JOB: Output every line exactly as written. Leave out pictures.

RECORDED INFORMATION:

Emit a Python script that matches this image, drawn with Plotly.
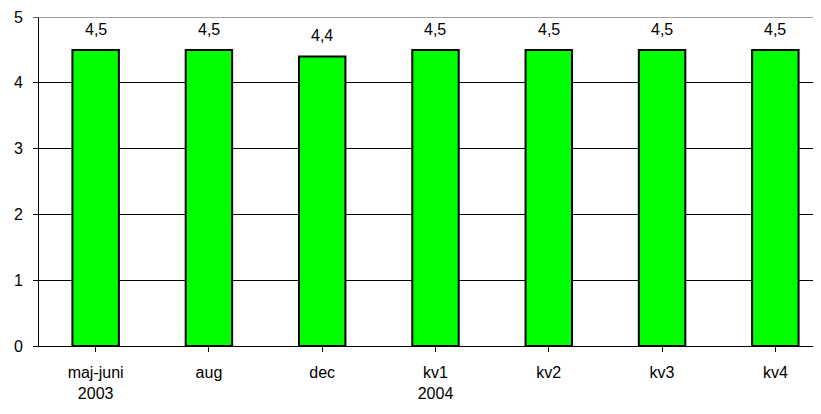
import plotly.graph_objects as go

categories = ["maj-juni<br>2003", "aug", "dec", "kv1<br>2004", "kv2", "kv3", "kv4"]
values = [4.5, 4.5, 4.4, 4.5, 4.5, 4.5, 4.5]
value_labels = ["4,5", "4,5", "4,4", "4,5", "4,5", "4,5", "4,5"]
y_ticks = [0, 1, 2, 3, 4, 5]

FONT = "Liberation Sans, Arial, sans-serif"

fig = go.Figure()
fig.add_trace(go.Bar(
    x=list(range(len(categories))),
    y=values,
    width=0.41,
    marker=dict(color="#00FF00", line=dict(color="#000000", width=2)),
    hoverinfo="skip",
))

for i, (v, t) in enumerate(zip(values, value_labels)):
    fig.add_annotation(x=i, y=v, text=t, showarrow=False, yanchor="bottom",
                       yshift=10, font=dict(family=FONT, size=16, color="#000"))

fig.add_shape(type="line", xref="paper", yref="y", x0=-6 / 782, x1=1, y0=5, y1=5,
              line=dict(color="#808080", width=1.5), layer="above")

# the page body has an 8px default margin, so the figure is offset by 8px
fig.update_layout(
    width=821, height=414,
    margin=dict(l=31, r=8, t=8.5, b=76),
    paper_bgcolor="white", plot_bgcolor="white",
    showlegend=False,
    font=dict(family=FONT, size=16, color="#000"),
    xaxis=dict(
        range=[-0.5, 6.403],
        tickmode="array",
        tickvals=list(range(len(categories))),
        ticktext=categories,
        tickson="boundaries",
        ticks="outside", ticklen=5, tickcolor="#000", tickwidth=1,
        showline=True, linecolor="#000", linewidth=1,
        showgrid=False, zeroline=False,
        ticklabelstandoff=7,
        automargin=False,
        tickfont=dict(family=FONT, size=16),
    ),
    yaxis=dict(
        range=[0, 5],
        tickmode="array", tickvals=y_ticks,
        ticktext=[str(t) for t in y_ticks],
        ticks="outside", ticklen=5, tickcolor="#000", tickwidth=1,
        showline=True, linecolor="#000", linewidth=1,
        showgrid=True, gridcolor="#000", gridwidth=1,
        zeroline=False,
        ticklabelstandoff=7,
        automargin=False,
        tickfont=dict(family=FONT, size=16),
    ),
)

fig.write_html("out.html")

WRITTEN SOLUTION:
Emit a Python script that matches this image, drawn with Plotly.
import plotly.graph_objects as go

categories = ["maj-juni<br>2003", "aug", "dec", "kv1<br>2004", "kv2", "kv3", "kv4"]
values = [4.5, 4.5, 4.4, 4.5, 4.5, 4.5, 4.5]
value_labels = ["4,5", "4,5", "4,4", "4,5", "4,5", "4,5", "4,5"]
y_ticks = [0, 1, 2, 3, 4, 5]

FONT = "Liberation Sans, Arial, sans-serif"

fig = go.Figure()
fig.add_trace(go.Bar(
    x=list(range(len(categories))),
    y=values,
    width=0.41,
    marker=dict(color="#00FF00", line=dict(color="#000000", width=2)),
    hoverinfo="skip",
))

for i, (v, t) in enumerate(zip(values, value_labels)):
    fig.add_annotation(x=i, y=v, text=t, showarrow=False, yanchor="bottom",
                       yshift=10, font=dict(family=FONT, size=16, color="#000"))

fig.add_shape(type="line", xref="paper", yref="y", x0=-6 / 782, x1=1, y0=5, y1=5,
              line=dict(color="#808080", width=1.5), layer="above")

# the page body has an 8px default margin, so the figure is offset by 8px
fig.update_layout(
    width=821, height=414,
    margin=dict(l=31, r=8, t=8.5, b=76),
    paper_bgcolor="white", plot_bgcolor="white",
    showlegend=False,
    font=dict(family=FONT, size=16, color="#000"),
    xaxis=dict(
        range=[-0.5, 6.403],
        tickmode="array",
        tickvals=list(range(len(categories))),
        ticktext=categories,
        tickson="boundaries",
        ticks="outside", ticklen=5, tickcolor="#000", tickwidth=1,
        showline=True, linecolor="#000", linewidth=1,
        showgrid=False, zeroline=False,
        ticklabelstandoff=7,
        automargin=False,
        tickfont=dict(family=FONT, size=16),
    ),
    yaxis=dict(
        range=[0, 5],
        tickmode="array", tickvals=y_ticks,
        ticktext=[str(t) for t in y_ticks],
        ticks="outside", ticklen=5, tickcolor="#000", tickwidth=1,
        showline=True, linecolor="#000", linewidth=1,
        showgrid=True, gridcolor="#000", gridwidth=1,
        zeroline=False,
        ticklabelstandoff=7,
        automargin=False,
        tickfont=dict(family=FONT, size=16),
    ),
)

fig.write_html("out.html")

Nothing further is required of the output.